Unfortunately during our testing, we encountered a bigger problem. When bringing the faulty host back online for the 3rd time, the CSV itself disappeared on the 2 healthy hosts, the CSV was still visible on the 3rd host. We promptly removed the 3rd host from the cluster but the CSV did not reappear on the 2 healthy hosts.
What didn't work
We tried a number of processes to get the volume to re-appear.
- Rescanning/refreshing in Disk Manager
- Deleting and re-adding the CSV
- Repairing the CSV
- Restarting the Hyper-V hosts
- Removing the faulty host from the SAN LUN zones
At this point we were a little worried, our primary CSV was displayed in windows as an empty disk (as above) With the Failover Cluster tools we checked out the DiskSignature and we were greeted with a grim 0.
Command: cluster resource VMs /priv
D VMs DiskSignature 0 (0x0)
Scanning the FailoverClustering event logs we turned up the following events:
Event ID: 1568
Source: FailoverClustering
Cluster physical disk resource 'VMs' cannot be brought online because the associated disk could not be found. The expected signature of the disk was 'F62FC592'. If the disk was replaced or restored, in the Failover Cluster Manager snap-in, you can use the Repair function (in the properties sheet for the disk) to repair the new or restored disk. If the disk will not be replaced, delete the associated disk resource.
and
Event ID: 1568
Source: FailoverClustering
Cluster disk resource 'VMs' found the disk identifier to be stale. This may be expected if a restore operation was just performed or if this cluster uses replicated storage. The DiskSignature or DiskUniqueIds property for the disk resource has been corrected.

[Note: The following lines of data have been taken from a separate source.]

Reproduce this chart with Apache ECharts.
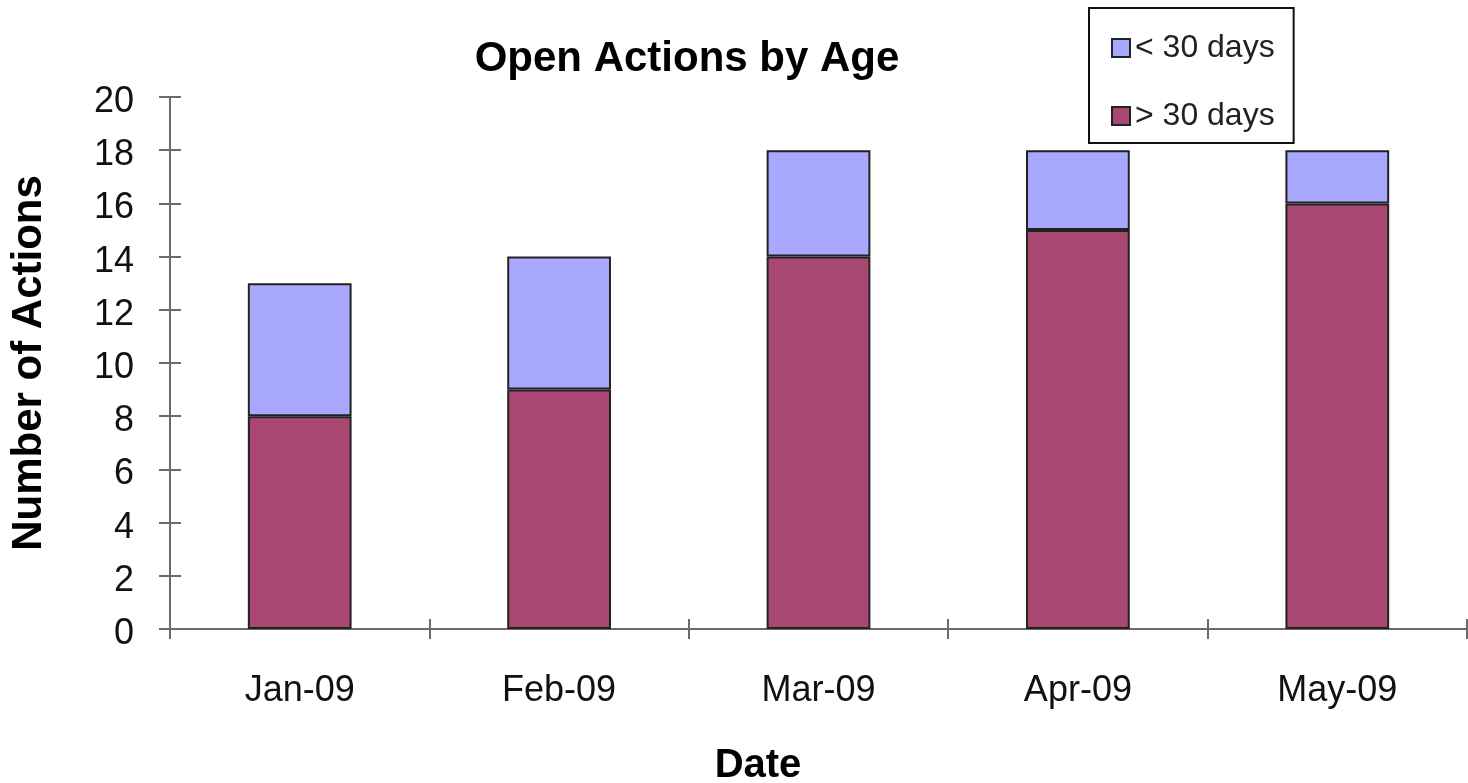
<!DOCTYPE html>
<html>
<head>
<meta charset="utf-8">
<title>Open Actions by Age</title>
<script src="https://cdn.jsdelivr.net/npm/echarts@6/dist/echarts.min.js"></script>
<style>
  html, body { margin: 0; padding: 0; background: #ffffff; }
  #chart { width: 1468px; height: 783px; }
</style>
</head>
<body>
<div id="chart"></div>
<script>
// Monthly counts of open actions, split by age
const months = ['Jan-09', 'Feb-09', 'Mar-09', 'Apr-09', 'May-09'];
const olderThan30 = [8, 9, 14, 15, 16];
const newerThan30 = [5, 5, 4, 3, 2];
const seriesNames = ['< 30 days', '> 30 days'];

const FONT = '"Liberation Sans", Arial, Helvetica, sans-serif';
const AXIS_GREY = '#6a6a6a';
const BAR_EDGE = '#222222';

const chart = echarts.init(document.getElementById('chart'), null, { renderer: 'canvas' });

const valueAxisBase = {
  type: 'value',
  min: 0,
  max: 20,
  interval: 2,
  splitLine: { show: false },
  axisLine: { show: true, lineStyle: { color: AXIS_GREY, width: 2 } }
};

const categoryAxisBase = {
  type: 'category',
  data: months,
  boundaryGap: true,
  axisLine: { show: true, lineStyle: { color: AXIS_GREY, width: 2 } },
  splitLine: { show: false }
};

chart.setOption({
  animation: false,
  backgroundColor: '#ffffff',
  title: [
    {
      text: 'Open Actions by Age',
      left: 687,
      top: 38,
      textAlign: 'center',
      padding: 0,
      textStyle: { fontFamily: FONT, fontSize: 42, fontWeight: 'bold', color: '#000' }
    },
    {
      text: 'Date',
      left: 758,
      top: 746,
      textAlign: 'center',
      padding: 0,
      textStyle: { fontFamily: FONT, fontSize: 40, fontWeight: 'bold', color: '#000' }
    }
  ],
  legend: {
    orient: 'vertical',
    left: 1089,
    top: 8,
    padding: [24, 19, 11, 22],
    itemGap: 36,
    itemWidth: 18,
    itemHeight: 18,
    borderColor: '#111',
    borderWidth: 2,
    backgroundColor: '#ffffff',
    data: seriesNames.map(n => ({ name: n, icon: 'rect' })),
    textStyle: { fontFamily: FONT, fontSize: 32, lineHeight: 30, color: '#222' }
  },
  grid: { left: 169, right: 1, top: 97, bottom: 154, containLabel: false },
  xAxis: [
    Object.assign({}, categoryAxisBase, {
      axisTick: { show: true, length: 10, lineStyle: { color: AXIS_GREY, width: 2 } },
      axisLabel: { fontFamily: FONT, fontSize: 36, color: '#111', margin: 44 }
    }),
    Object.assign({}, categoryAxisBase, {
      position: 'bottom',
      axisTick: { show: true, inside: true, length: 10, lineStyle: { color: AXIS_GREY, width: 2 } },
      axisLabel: { show: false }
    })
  ],
  yAxis: [
    Object.assign({}, valueAxisBase, {
      name: 'Number of Actions',
      nameLocation: 'middle',
      nameGap: 120,
      nameRotate: 90,
      nameTextStyle: { fontFamily: FONT, fontSize: 42, fontWeight: 'bold', color: '#000' },
      axisTick: { show: true, length: 11, lineStyle: { color: AXIS_GREY, width: 2 } },
      axisLabel: {
        fontFamily: FONT, fontSize: 36, color: '#111', margin: 36,
        verticalAlign: 'top', lineHeight: 10
      }
    }),
    Object.assign({}, valueAxisBase, {
      position: 'left',
      axisTick: { show: true, inside: true, length: 11, lineStyle: { color: AXIS_GREY, width: 2 } },
      axisLabel: { show: false }
    })
  ],
  series: [
    {
      name: '> 30 days',
      type: 'bar',
      stack: 'age',
      barWidth: '40%',
      data: olderThan30,
      itemStyle: { color: '#a84872', borderColor: BAR_EDGE, borderWidth: 2 }
    },
    {
      name: '< 30 days',
      type: 'bar',
      stack: 'age',
      barWidth: '40%',
      data: newerThan30,
      itemStyle: { color: '#a8a8ff', borderColor: BAR_EDGE, borderWidth: 2 }
    }
  ]
});
</script>
</body>
</html>
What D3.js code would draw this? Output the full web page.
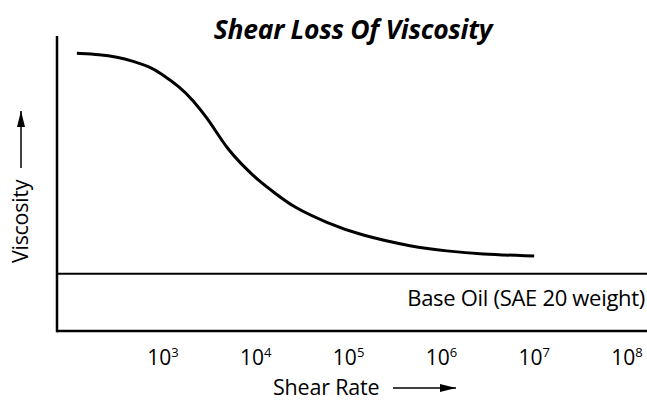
<!DOCTYPE html>
<html>
<head>
<meta charset="utf-8">
<script src="https://cdn.jsdelivr.net/npm/d3@7"></script>
<style>
  html, body { margin: 0; padding: 0; background: #fff; }
  svg { display: block; }
  text { font-family: "Open Sans", "Noto Sans", sans-serif; fill: #000; }
</style>
</head>
<body>
<svg id="chart" width="647" height="400"></svg>
<script>
// ---- data ----
const title = "Shear Loss Of Viscosity";
const xLabel = "Shear Rate";
const yLabel = "Viscosity";
const baseLabel = "Base Oil (SAE 20 weight)";
const tickExponents = [3, 4, 5, 6, 7, 8];
const shearRate = [118, 210, 319, 475, 724, 929, 1525, 2105, 2978, 3818, 4894, 6761,
                   11100, 16900, 25200, 58500, 132700, 494000, 1148000, 2606000, 10000000];
const viscosity = [93.8, 93.4, 92.6, 91.2, 89.2, 87.2, 82.4, 78.0, 72.0, 66.9, 61.8, 56.8,
                   50.3, 46.1, 41.9, 36.5, 32.4, 28.4, 27.0, 26.0, 25.3];
const baseOilViscosity = 19.3;

// ---- layout ----
const svg = d3.select("#chart");
const axisX = 57, axisY = 331, axisTop = 36, rightEdge = 647;

const x = d3.scaleLog().domain([1e3, 1e8]).range([163, 627]);
const y = d3.scaleLinear().domain([0, 100]).range([axisY, 35]);

// arrow marker
svg.append("defs").append("marker")
  .attr("id", "arrow")
  .attr("viewBox", "0 0 10 10")
  .attr("refX", 10).attr("refY", 5)
  .attr("markerWidth", 16).attr("markerHeight", 8)
  .attr("markerUnits", "userSpaceOnUse")
  .attr("orient", "auto")
  .attr("preserveAspectRatio", "none")
  .append("path").attr("d", "M0,0 L10,5 L0,10 Z").attr("fill", "#000");

// title
svg.append("text")
  .attr("x", 353).attr("y", 39)
  .attr("text-anchor", "middle")
  .style("font-size", "26.5px").style("font-weight", "bold").style("font-style", "italic")
  .style("letter-spacing", "-0.3px")
  .text(title);

// axes lines
svg.append("line")
  .attr("x1", axisX).attr("x2", axisX).attr("y1", axisTop).attr("y2", axisY + 1.25)
  .attr("stroke", "#000").attr("stroke-width", 2.5);
svg.append("line")
  .attr("x1", axisX).attr("x2", rightEdge).attr("y1", axisY).attr("y2", axisY)
  .attr("stroke", "#000").attr("stroke-width", 2.5);

// base oil line
svg.append("line")
  .attr("x1", axisX).attr("x2", rightEdge)
  .attr("y1", y(baseOilViscosity)).attr("y2", y(baseOilViscosity))
  .attr("stroke", "#000").attr("stroke-width", 2);
svg.append("text")
  .attr("x", 645).attr("y", y(baseOilViscosity) + 32)
  .attr("text-anchor", "end")
  .style("font-size", "22px")
  .style("letter-spacing", "-0.3px")
  .text(baseLabel);

// curve
const pts = shearRate.map((s, i) => [s, viscosity[i]]);
svg.append("path")
  .datum(pts)
  .attr("fill", "none").attr("stroke", "#000").attr("stroke-width", 3)
  .attr("d", d3.line().x(d => x(d[0])).y(d => y(d[1])).curve(d3.curveBasis));

// tick labels
const ticks = svg.append("g");
tickExponents.forEach(e => {
  const t = ticks.append("text")
    .attr("x", x(Math.pow(10, e))).attr("y", 365)
    .attr("text-anchor", "middle")
    .style("font-size", "21px");
  t.append("tspan").text("10");
  t.append("tspan").attr("dy", -8).style("font-size", "13px").text(e);
});

// x label with arrow
svg.append("text")
  .attr("x", 273).attr("y", 395)
  .style("font-size", "21.5px")
  .style("letter-spacing", "-0.2px")
  .text(xLabel);
svg.append("line")
  .attr("x1", 393).attr("x2", 456).attr("y1", 388).attr("y2", 388)
  .attr("stroke", "#000").attr("stroke-width", 1.5)
  .attr("marker-end", "url(#arrow)");

// y label with arrow
svg.append("text")
  .attr("transform", "translate(28,263) rotate(-90)")
  .attr("text-anchor", "start")
  .style("font-size", "21.5px")
  .style("letter-spacing", "-0.3px")
  .text(yLabel);
svg.append("line")
  .attr("x1", 21).attr("x2", 21).attr("y1", 168).attr("y2", 111)
  .attr("stroke", "#000").attr("stroke-width", 1.5)
  .attr("marker-end", "url(#arrow)");
</script>
</body>
</html>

This was repeated over and over, the Cluster was trying to repair the problem but not having any success.
The Solution
After reading this thread we noticed in the last post a user mentioned "a Microsoft tech fixed the problem, the disk first sector was corrupted" We decided a partition table scan and re-write were worth a shot.
Using testdisk I was able to successfully recover the volume by first analyzing the disk for partitions then writing the changes.
I then re-wrote the disk signature (which I found in the FailoverClustering logs, as per above) to the volume using the below command.
CLUSTER RESOURCE VMs DiskSignature F62FC592
The volume then successfully came online, phew and all within my outage window!